D'un point de vue économique, l'ambition de l'exécutif est de remédier à la dissymétrie entre la production, qui est très atomisée, et la distribution, qui s'avère concentrée. Il importe que les intérêts des producteurs soient davantage valorisés. En effet, la situation de la filière agricole est particulièrement fragile : en témoigne une dégradation importante des marges nettes. Ainsi n'est-il pas toujours possible de couvrir les coûts de production. À cela s'ajoutent les fluctuations des marchés, un endettement croissant et une période de crise économique.

Il est heureux que le projet de loi soumis à notre Assemblée prenne la mesure de ces défis et s'efforce de compenser les déséquilibres. Cette prise de conscience est positive.

Parmi les avancées de ce texte, je tiens à mentionner le recours à une médiation plus efficace en cas de désaccord sur les contrats, le relèvement du seuil de revente à perte, l'encadrement des promotions, ainsi que l'amélioration de la lisibilité et de l'efficacité des règles applicables. Ce sont là des aspects positifs du projet de loi. Je salue également le fait que ce texte contribue à l'évolution profonde des systèmes agricoles vers davantage de qualité, de respect du bien-être animal et de l'environnement, ainsi que vers une alimentation plus saine.

Malheureusement, malgré ces apports, des défauts subsistent, à l'instar de l'étiquetage des modes de production pour les produits issus de l'élevage.

Puisque mon temps de parole est limité, je souhaite me concentrer plus particulièrement sur un point qui m'est cher : l'interdiction du glyphosate. J'ai déposé un amendement en ce sens. Ma proposition vise à inscrire dans la loi l'interdiction de l'utilisation du glyphosate, substance jugée comme cancérogène probable par l'Organisation mondiale de la santé. Je souhaite que le glyphosate soit prohibé lorsque des solutions alternatives existent, et ce dans un délai de trois ans, afin d'octroyer aux utilisateurs une période de transition.

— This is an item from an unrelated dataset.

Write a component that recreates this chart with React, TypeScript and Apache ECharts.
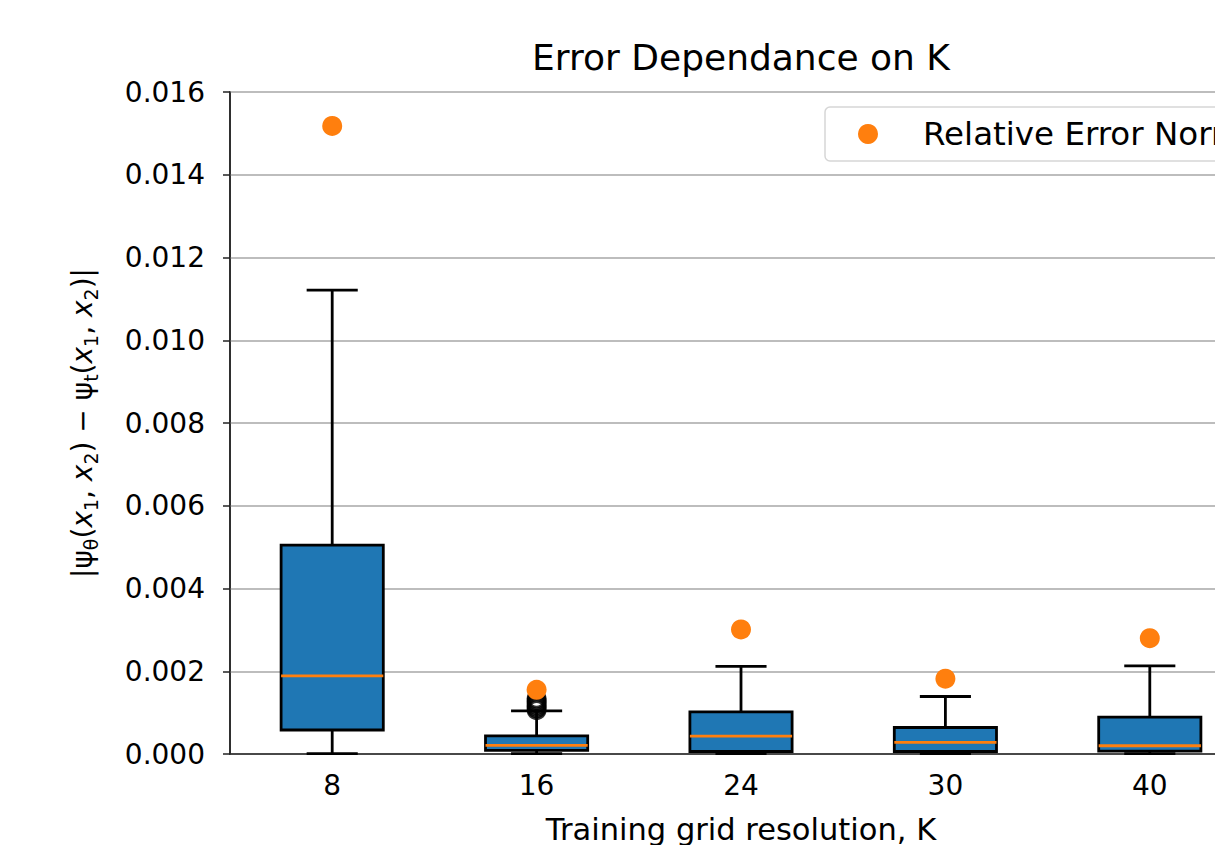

Aujourd'hui, 8 000 requêtes judiciaires aux États-Unis concernent l'herbicide au glyphosate de Monsanto. L'entreprise a été condamnée en août dernier à verser 289 millions de dollars à un jardinier qui utilisait ce produit. En France aussi, des plaintes ont été déposées contre Monsanto et l'absence de prévention vis-à-vis du glyphosate. Les enjeux de santé publique liés à l'usage de ce produit doivent nous inciter à adopter dès à présent une meilleure réglementation.

Par ailleurs, des travaux pourront être menés sur les produits de substitution, en s'appuyant sur l'état des lieux dressé par l'Institut national de la recherche agronomique, dans son rapport de novembre 2017, intitulé Usages et alternatives au glyphosate dans l'agriculture française. Il ne faut pas laisser les agriculteurs sans solution pour opérer la transformation des systèmes agricoles nécessaire à la protection de l'environnement et de la santé des consommateurs français. J'en sais quelque chose car je suis originaire du Cantal, département qui compte de nombreux agriculteurs.

Je regrette également que ce texte ne traite pas la question plus globale de nos échanges agricoles avec les pays du bassin méditerranéen. Je voudrais citer mon ami, le regretté Cosimo Lacirignola, ancien secrétaire général du Centre international de hautes études agronomiques méditerranéennes qui soulignait une urgence : « lutter contre le triple gaspillage des ressources naturelles, de la nourriture et des connaissances ». Il faut que chaque région, territoire ou nation puisse accéder à la sécurité alimentaire. La France a un rôle important à jouer dans cette équation.

Je souhaite que cette nouvelle lecture du projet de loi soit l'occasion d'en pallier les carences, notamment en ce qui concerne l'interdiction du glyphosate.